For Peter Seenan, the extent to which Helsinki residents value their free time and prioritise a work-life balance prompted his move to the city ten years ago. He now works for Finnair, and points to Finland’s summer cottages as an example of how important taking time to switch off is for people in the country. These rural residences, where city residents regularly uproot to enjoy the Nordic countryside, are so embedded in Finnish life that the country boasts around 1.8 million of them for its 5.5 million residents

“Flexible and remote work are very important to me because it means that I don’t feel like I’m getting stuck in a routine that I can’t control easily,” he says. “When I’m working outside of the office I’ll go down to my local sauna and go ice swimming during the working day, typically at lunchtime or mid-morning, and I’ll feel rejuvenated afterwards… In winter time especially, flexibility is important because it makes it easier to go outside during daylight hours. It’s certainly beneficial for my physical and mental health, and as a result my productivity improves.”

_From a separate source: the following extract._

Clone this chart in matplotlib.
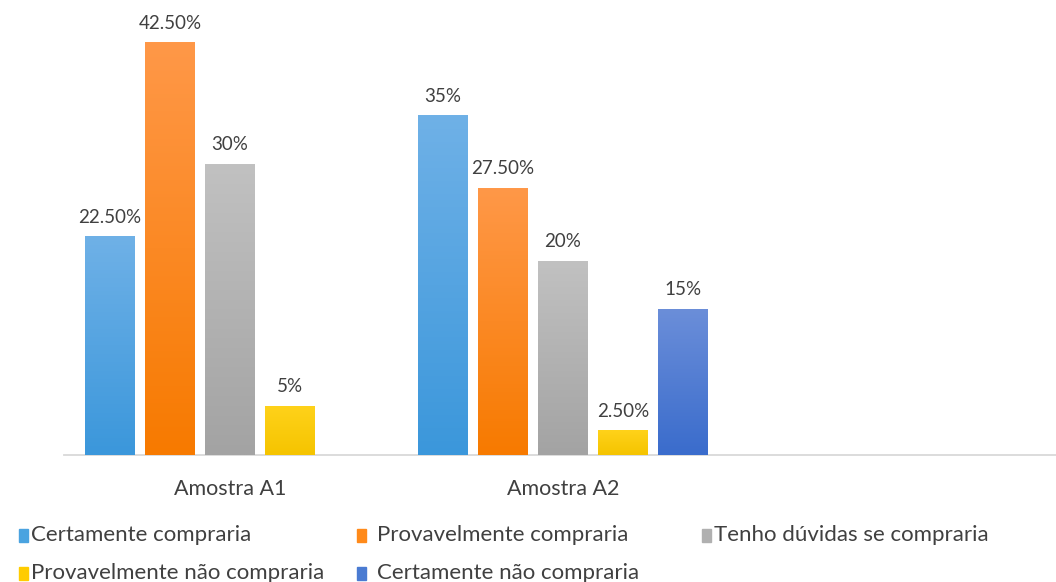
import matplotlib.pyplot as plt
import matplotlib.patheffects as pe
from matplotlib.colors import LinearSegmentedColormap
from matplotlib.patches import Rectangle
import numpy as np

plt.rcParams["font.family"] = ["Lato", "DejaVu Sans"]

# Survey answers per sample (percent); None = no bar drawn
categories = ["Amostra A1", "Amostra A2", ""]
series_names = [
    "Certamente compraria",
    "Provavelmente compraria",
    "Tenho dúvidas se compraria",
    "Provavelmente não compraria",
    "Certamente não compraria",
]
amostra_a1 = [22.5, 42.5, 30.0, 5.0, None]
amostra_a2 = [35.0, 27.5, 20.0, 2.5, 15.0]
amostra_a3 = [None, None, None, None, None]

# (top, bottom) gradient colours per series
series_grad = [
    ("#6fb1e7", "#3b97db"),
    ("#ff9848", "#f77a00"),
    ("#c1c1c1", "#a3a3a3"),
    ("#ffd21a", "#f5c400"),
    ("#6b8ed9", "#3a6ccc"),
]
legend_color = ["#4aa3e0", "#ff8a1a", "#b0b0b0", "#ffcc00", "#4a7bd2"]

TEXT = "#404040"
W, H = 1056, 582

fig = plt.figure(figsize=(W / 100, H / 100), dpi=100)
ax = fig.add_axes([63.5 / W, 127 / H, 999 / W, 436.3 / H])
ax.set_xlim(-0.5, 2.5)
ax.set_ylim(0, 45)

bar_w = 0.15
step = 0.18
values_by_cat = [amostra_a1, amostra_a2, amostra_a3]

for ci, vals in enumerate(values_by_cat):
    for si, v in enumerate(vals):
        if v is None:
            continue
        x = ci + (si - 2) * step
        bar = ax.bar(x, v, width=bar_w, color=legend_color[si], zorder=2,
                     linewidth=0)[0]
        bar.set_path_effects([pe.SimplePatchShadow(offset=(0, -1.5),
                                                   shadow_rgbFace="#000000",
                                                   alpha=0.12),
                              pe.Normal()])
        top, bot = series_grad[si]
        cmap = LinearSegmentedColormap.from_list("g", [bot, top])
        grad = np.linspace(1, 0, 256).reshape(-1, 1)
        ax.imshow(grad, cmap=cmap, extent=[x - bar_w / 2, x + bar_w / 2, 0, v],
                  aspect="auto", interpolation="bilinear", zorder=3)
        label = f"{v:.0f}%" if float(v).is_integer() else f"{v:.2f}%"
        ax.annotate(label, (x, v), xytext=(0, 8), textcoords="offset points",
                    ha="center", va="bottom", fontsize=13.5, color=TEXT, zorder=4)

ax.set_xlim(-0.5, 2.5)
ax.set_ylim(0, 45)
ax.set_xticks(range(len(categories)))
ax.set_xticklabels(categories, fontsize=15.5, color=TEXT)
ax.tick_params(axis="x", length=0, pad=17)
ax.set_yticks([])
for s in ["top", "right", "left"]:
    ax.spines[s].set_visible(False)
ax.spines["bottom"].set_color("#d9d9d9")
ax.spines["bottom"].set_linewidth(1.3)
ax.set_facecolor("white")

# Legend laid out in two rows, three columns
sq_x = [19, 357, 702]
txt_x = [31, 377, 714]
row_y = [535, 573]
for i, name in enumerate(series_names):
    r, c = divmod(i, 3)
    yc = H - row_y[r]
    fig.patches.append(Rectangle(((sq_x[c]) / W, (yc - 6.5) / H), 9 / W, 13 / H,
                                 transform=fig.transFigure, color=legend_color[i]))
    fig.text(txt_x[c] / W, yc / H, name, ha="left", va="center",
             fontsize=16, color=TEXT)

fig.savefig("out.png", dpi=100, facecolor="white")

The relaxed attitude to working location seems to pay off – Finland is regularly named the happiest country in the world, scoring highly on measures such as how often its residents exercise and how much leisure time they enjoy. With large swathes of unspoiled countryside and a national obsession with the outdoors, sustainability is at the forefront of its inhabitants’ minds, leading to high levels of support for measures to limit commuting. In January, Finland passed a new Working Hours Act, the goal of which was to help better coordinate employee’s work and leisure time. Central to this is cementing in law that employees can independently decide how, when, and where they work.

Yet enacting the new ruling is not as simple as just sending employees home with their laptops. For Kirsimarja Blomqvist, a professor of knowledge management at LUT University, perhaps the most fundamental feature that remote work relies upon is a deeply rooted culture of trust, which Helsinki’s residents speak of with pride. The anecdotal evidence is backed up by data which suggests that Finland boasts one of the highest levels of trust and social cohesion in Europe, and equality and transparency have always been key cornerstones of political thought in the country.

“Trust is part of a national culture in Finland – it’s important and people value it highly,” she explains. “There’s good job independence, and people are valued in terms of what they do, not how many hours they work for. Organisations tend to be non-hierarchical, and there is a rich history of cooperation between trade unions, employers, and employees to set up innovative working practices and make workers feel trusted and valued. 

“It’s now important that we ensure that this trust can continue to be built over technology, when workers might have been more used to building it face-to-face.”

As companies begin to look hopefully toward a post-Covid future, the complexities of remote work are apparent. Yet amid issues of privacy, presenteeism, and social isolation, the Helsinki model demonstrates the potential benefits of a distanced working world. The adjustment to remote work, if continued after the crisis, offers a chance to improve companies’ geographical diversity and for employers to demonstrate trust in their workforce. On these issues, Blomqvist believes other cities and employers can learn a lot from Helsinki.

“People are now beginning to return to their workplaces, but even as they do they are starting to consider the crisis as a jumping point to an even more remote future,” she says. “The coronavirus pandemic has been an eye-opener, and people are now interested in learning from Finland’s good practices… We are able to see the opportunity, and the rapid transition to remote work will allow other countries to do the same.”